20 Jul '10
Guarding Our Hearts
Posted by T.J. Addington in The heart
At the center of our inner lives is what the Scriptures call our heart. Within the heart lies the truest core of who we are - our relationship with God, our motives (good, bad and sometimes mysterious even to us), that which has been brought under the lordship of Jesus and that which makes up our shadow side. Our hearts are deeply complex and central to everything we are and our commitment to understand and guard our hearts over the long haul of our lives is perhaps the most critical element in becoming a person of deep influence.
Life was far simpler in my younger years than they are today in my fifties as it relates to my heart. As a young Christian I saw things as black and white, good or bad. I understood certain temptations and did my best to make choices that were pleasing to God but I did not understand the labyrinth of my heart: its passages, rooms, closets, corners, areas where the light of Christ penetrates brilliantly and those where there is more shadow than light. Nor did I understand my ability to celebrate those areas of light and to minimize or ignore the areas of shadowy twilight.
With each passing year I understand better how much of me has yet to be transformed by Christ. I am continually amazed and often disheartened to discover another door of my heart that I have not opened to Him. With each realization I recognize how much more I need His grace today than yesterday and how important it is to understand my heart, to live in truth rather than deception (or ignorance) and that my spiritual pilgrimage is about understanding Him better so that I understand me better and can bring another part of me into alignment with Him.
People of deep influence are exegetes of their own hearts. They actively seek to peel back the layers of protection we use to avoid confronting the real us in order to allow God to transform us into what He made us to be – in every area of life – a process to be completed only when we see Him face to face! They live with a deep sense of God’s grace in their lives because they are willing to acknowledge their own darkness and allow God too shine His light in dark and dangerous places within their own souls.
Solomon was one who understood the multifaceted dimensions of the heart – its capacity for good under the Lordship of God and its capacity for deception and evil under the lordship of self. It is he who wrote this admonition: “Above all else, guard your heart for it is the wellspring of life” (Proverbs 4:23).
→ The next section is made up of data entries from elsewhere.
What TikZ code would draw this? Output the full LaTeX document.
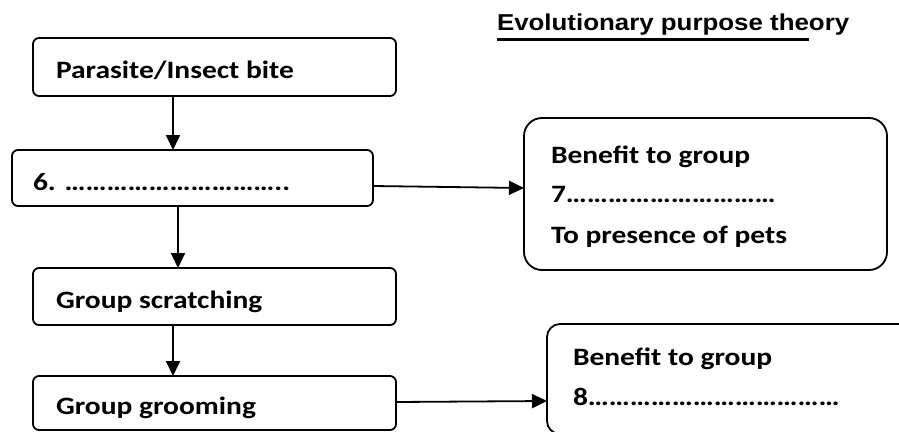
\documentclass[tikz,border=0pt]{standalone}
\usepackage{fontspec}
\setmainfont{Carlito}[FakeStretch=1.18]
\newfontfamily\titlefont{Liberation Sans}[FakeStretch=1.125]
\usetikzlibrary{arrows.meta}
\newcommand\elps[1]{\foreach \i in {1,...,#1}{…}}
\tikzset{
  box/.style={draw, line width=1.8pt, rounded corners=6pt, anchor=north west, inner sep=0pt, outer sep=0pt},
  bigbox/.style={box, rounded corners=18pt},
  lbl/.style={anchor=base west, inner sep=0pt, outer sep=0pt, font=\fontsize{25}{30}\selectfont\bfseries},
  ttl/.style={anchor=base west, inner sep=0pt, outer sep=0pt, font=\titlefont\fontsize{23}{28}\selectfont\bfseries},
  arr/.style={line width=1.8pt, -{Triangle[length=15pt,width=14pt]}}
}
\begin{document}
\begin{tikzpicture}[x=1pt,y=-1pt]
\useasboundingbox (0,0) rectangle (899,431);
\clip (0,0) rectangle (899,431);
% title
\node[ttl] (t1) at (497,30) {Evolutionary purpose the};
\node[ttl] (t2) at (t1.base east) {ory};
\draw[line width=3pt] ([yshift=-9pt]t1.base west) -- ([yshift=-9pt]t1.base east);
% boxes
\node[box, minimum width=363pt, minimum height=58pt] (b1) at (33,38) {};
\node[box, minimum width=361pt, minimum height=56pt] (b2) at (12,150) {};
\node[bigbox, minimum width=363pt, minimum height=152pt] (r1) at (524,118) {};
\node[box, minimum width=363pt, minimum height=57pt] (b4) at (33,268) {};
\node[box, minimum width=363pt, minimum height=54pt] (b5) at (33,376) {};
\node[bigbox, rounded corners=13pt, minimum width=380pt, minimum height=110pt] (r2) at (547,324) {};
% texts
\node[lbl] (x1) at (56,78) {Parasite/Insect bite};
\node[lbl] (x2) at (33,190) {6. \elps{10}..};
\node[lbl] (x3) at (551,163) {Benefit to group};
\node[lbl] (x4) at (551,202) {7\elps{10}};
\node[lbl] (x5) at (551,243) {To presence of pets};
\node[lbl] (x6) at (56,308) {Group scratching};
\node[lbl] (x7) at (56,414) {Group grooming};
\node[lbl] (x8) at (573,365) {Benefit to group};
\node[lbl] (x9) at (573,405) {8\elps{12}};
% connectors
\draw[arr] ([xshift=140pt]b1.south west) -- ([xshift=161pt]b2.north west);
\draw[arr] ([xshift=166pt]b2.south west) -- ([xshift=145pt]b4.north west);
\draw[arr] ([xshift=140pt]b4.south west) -- ([xshift=140pt]b5.north west);
\draw[arr] ([yshift=-36pt]b2.north east) -- ([yshift=-70pt]r1.north west);
\draw[arr] ([yshift=-26pt]b5.north east) -- ([yshift=-77pt]r2.north west);
\end{tikzpicture}
\end{document}
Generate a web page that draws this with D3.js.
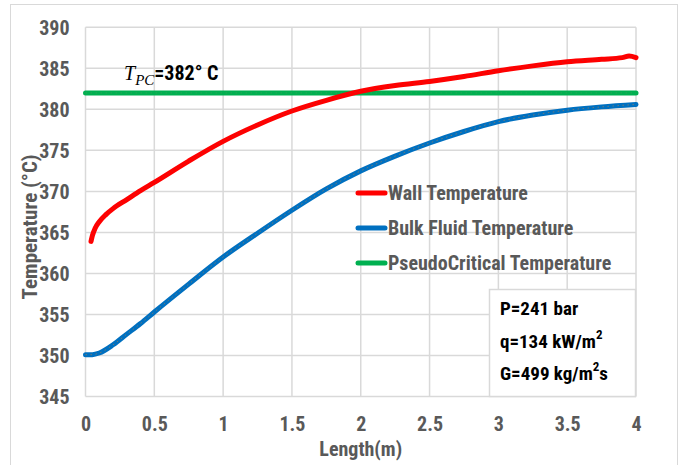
<!DOCTYPE html>
<html>
<head>
<meta charset="utf-8">
<script src="https://cdn.jsdelivr.net/npm/d3@7"></script>
<style>
  html, body { margin: 0; padding: 0; background: #fff; }
  svg { display: block; }
  .nar { font-family: "Liberation Sans Narrow", "Arial Narrow", "Roboto Condensed", sans-serif; font-weight: bold; }
</style>
</head>
<body>
<svg id="chart" width="680" height="465"></svg>
<script>
// ---- data ----
const wallLength = [0.04, 0.05, 0.07, 0.1, 0.15, 0.2, 0.3, 0.4, 0.5, 0.75, 1.0, 1.25, 1.5, 1.75, 2.0, 2.25, 2.5, 2.75, 3.0, 3.25, 3.5, 3.75, 3.9, 3.95, 4.0];
const wallTemp   = [363.9, 364.6, 365.5, 366.3, 367.2, 367.9, 369.0, 370.1, 371.1, 373.7, 376.1, 378.1, 379.8, 381.1, 382.2, 382.9, 383.4, 384.0, 384.7, 385.3, 385.8, 386.1, 386.3, 386.5, 386.3];
const bulkLength = [0.0, 0.05, 0.1, 0.2, 0.3, 0.4, 0.5, 0.75, 1.0, 1.25, 1.5, 1.75, 2.0, 2.25, 2.5, 2.75, 3.0, 3.25, 3.5, 3.75, 4.0];
const bulkTemp   = [350.1, 350.1, 350.3, 351.3, 352.6, 353.9, 355.3, 358.7, 362.0, 364.9, 367.7, 370.3, 372.5, 374.3, 375.9, 377.3, 378.5, 379.3, 379.9, 380.3, 380.6];
const pcLength = [0, 4];
const pcTemp   = [382, 382];
const xTicks = [0, 0.5, 1, 1.5, 2, 2.5, 3, 3.5, 4];
const yTicks = [345, 350, 355, 360, 365, 370, 375, 380, 385, 390];
const seriesNames = ["Wall Temperature", "Bulk Fluid Temperature", "PseudoCritical Temperature"];
const seriesColors = ["#ff0000", "#0070c0", "#00b050"];
const dotColors = ["#b03030", "#c8823c", "#4c9a5c"];
const paramLines = [["P=241 bar", ""], ["q=134 kW/m", "2", ""], ["G=499 kg/m", "2", "s"]];

const svg = d3.select("#chart");
const x = d3.scaleLinear().domain([0, 4]).range([85.5, 636]);
const y = d3.scaleLinear().domain([345, 390]).range([396.5, 27.3]);

// outer frame
svg.append("rect").attr("x", 10.5).attr("y", 4.5).attr("width", 667).attr("height", 480)
  .attr("fill", "#fff").attr("stroke", "#d9d9d9").attr("stroke-width", 1);

// grid
const grid = svg.append("g");
grid.selectAll(".hg").data(yTicks).join("line")
  .attr("x1", x(0)).attr("x2", x(4)).attr("y1", d => y(d)).attr("y2", d => y(d))
  .attr("stroke", "#d9d9d9").attr("stroke-width", 1.5);
grid.selectAll(".vg").data(xTicks).join("line")
  .attr("y1", y(345)).attr("y2", y(390)).attr("x1", d => x(d)).attr("x2", d => x(d))
  .attr("stroke", "#d9d9d9").attr("stroke-width", 1.5);

// axes (labels via d3 axes)
const xAxis = svg.append("g").attr("transform", `translate(0,${y(345)})`)
  .call(d3.axisBottom(x).tickValues(xTicks).tickSize(0).tickPadding(20).tickFormat(d3.format("")));
const yAxis = svg.append("g").attr("transform", `translate(${x(0)},0)`)
  .call(d3.axisLeft(y).tickValues(yTicks).tickSize(0).tickPadding(16));
[xAxis, yAxis].forEach(a => {
  a.select(".domain").remove();
  a.selectAll("text").attr("class", "nar").attr("font-size", 20).attr("fill", "#595959");
});
xAxis.selectAll("text").attr("dy", 0).attr("y", 34);
yAxis.selectAll("text").attr("dy", "0.35em");

// lines
const line = d3.line().x(d => x(d[0])).y(d => y(d[1])).curve(d3.curveMonotoneX);
const series = [
  d3.zip(wallLength, wallTemp),
  d3.zip(bulkLength, bulkTemp),
  d3.zip(pcLength, pcTemp)
];
[2, 1, 0].forEach(i => {
  svg.append("path").datum(series[i]).attr("d", line)
    .attr("fill", "none").attr("stroke", seriesColors[i]).attr("stroke-width", 5)
    .attr("stroke-linecap", "round").attr("stroke-linejoin", "round");
  svg.append("path").datum(series[i]).attr("d", line)
    .attr("fill", "none").attr("stroke", dotColors[i]).attr("stroke-width", 1)
    .attr("stroke-dasharray", "1.5,3.5").attr("opacity", 0.55);
});

// T_PC label
const tpc = svg.append("text").attr("x", 124).attr("y", 80).attr("fill", "#000");
tpc.append("tspan").attr("font-family", "'Liberation Serif', serif").attr("font-style", "italic").attr("font-size", 20).text("T");
tpc.append("tspan").attr("font-family", "'Liberation Serif', serif").attr("font-style", "italic").attr("font-size", 15).attr("dy", 5).text("PC");
tpc.append("tspan").attr("class", "nar").attr("font-size", 20).attr("dy", -5).text("=382° C");

// legend
const legY = [193, 228, 263];
seriesNames.forEach((name, i) => {
  svg.append("line").attr("x1", 358).attr("x2", 385).attr("y1", legY[i]).attr("y2", legY[i])
    .attr("stroke", seriesColors[i]).attr("stroke-width", 5).attr("stroke-linecap", "round");
  svg.append("text").attr("class", "nar").attr("x", 388).attr("y", legY[i]).attr("dy", "0.36em")
    .attr("font-size", 20).attr("fill", "#595959").text(name);
});

// parameter box
svg.append("rect").attr("x", 489.5).attr("y", 289.5).attr("width", 146).attr("height", 107)
  .attr("fill", "#fff").attr("stroke", "#d9d9d9").attr("stroke-width", 1.5);
const pY = [315, 348, 380];
paramLines.forEach((parts, i) => {
  const t = svg.append("text").attr("class", "nar").attr("x", 500).attr("y", pY[i])
    .attr("font-size", 19).attr("fill", "#000");
  t.append("tspan").text(parts[0]);
  if (parts.length > 2) {
    t.append("tspan").attr("font-size", 13).attr("dy", -9).text(parts[1]);
    t.append("tspan").attr("dy", 9).text(parts[2]);
  }
});

// axis titles
svg.append("text").attr("class", "nar").attr("x", x(2)).attr("y", 456).attr("text-anchor", "middle")
  .attr("font-size", 20).attr("fill", "#595959").text("Length(m)");
svg.append("text").attr("class", "nar").attr("transform", "translate(37,227) rotate(-90)")
  .attr("text-anchor", "middle").attr("font-size", 21).attr("fill", "#595959").text("Temperature (°C)");
</script>
</body>
</html>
Our hearts are the place from which all of our attitudes, motives, and actions emanate. Jesus was clear on this…. Scripture is also clear on the fact that the heart of man was severely damaged by the fall, when Adam believed Satan that if he ate the fruit of the tree he would become like God. Interestingly, it was simply another version of Satan’s own attempt to become like God, or to usurp God so Satan’s own competition with God became man’s competition with God with the result that “We all like sheep have gone astray, each one going his own way” rather than God’s way.
The dilemma we face is that even though transformed by grace – having been justified by Christ’s blood, the process of sanctification is ongoing and the ability of our hearts to deceive us is significant. This is why Christ followers can do such damage to one another – we are deceived in our own hearts that what we are doing is justified when often it is simply the sinfulness of our lower nature showing its ugly head.
I think of church leaders who in the name of “ministry” hurt others who get in their way to success. I think of Christ followers who refuse to reconcile with another party even when that party desires reconciliation. I think of my own ability to justify attitudes or actions that negatively impact others in the name of furthering the gospel of Christ. It takes deep sensitivity to the Spirit of God and word of God which has the ability to divide the marrow of the heart, to sift through what is truly righteous in our motives, thoughts and actions, and what is the residue of our own sinful, stubborn and independent nature!
For leaders, this issue is even more important because our actions impact others in a more direct way than the actions of the average person. And, we have authority over others that many do not have. How we use that authority is always a matter of our heart and whether we understand the layers of our hearts, thoughts, motives, intentions, desires and the myriad other influences on our lives that impact our actions. Like the proverbial onion, there are layers and layers of possible motivations to our actions and getting the real “core” is the constant challenge of a person of deep influence.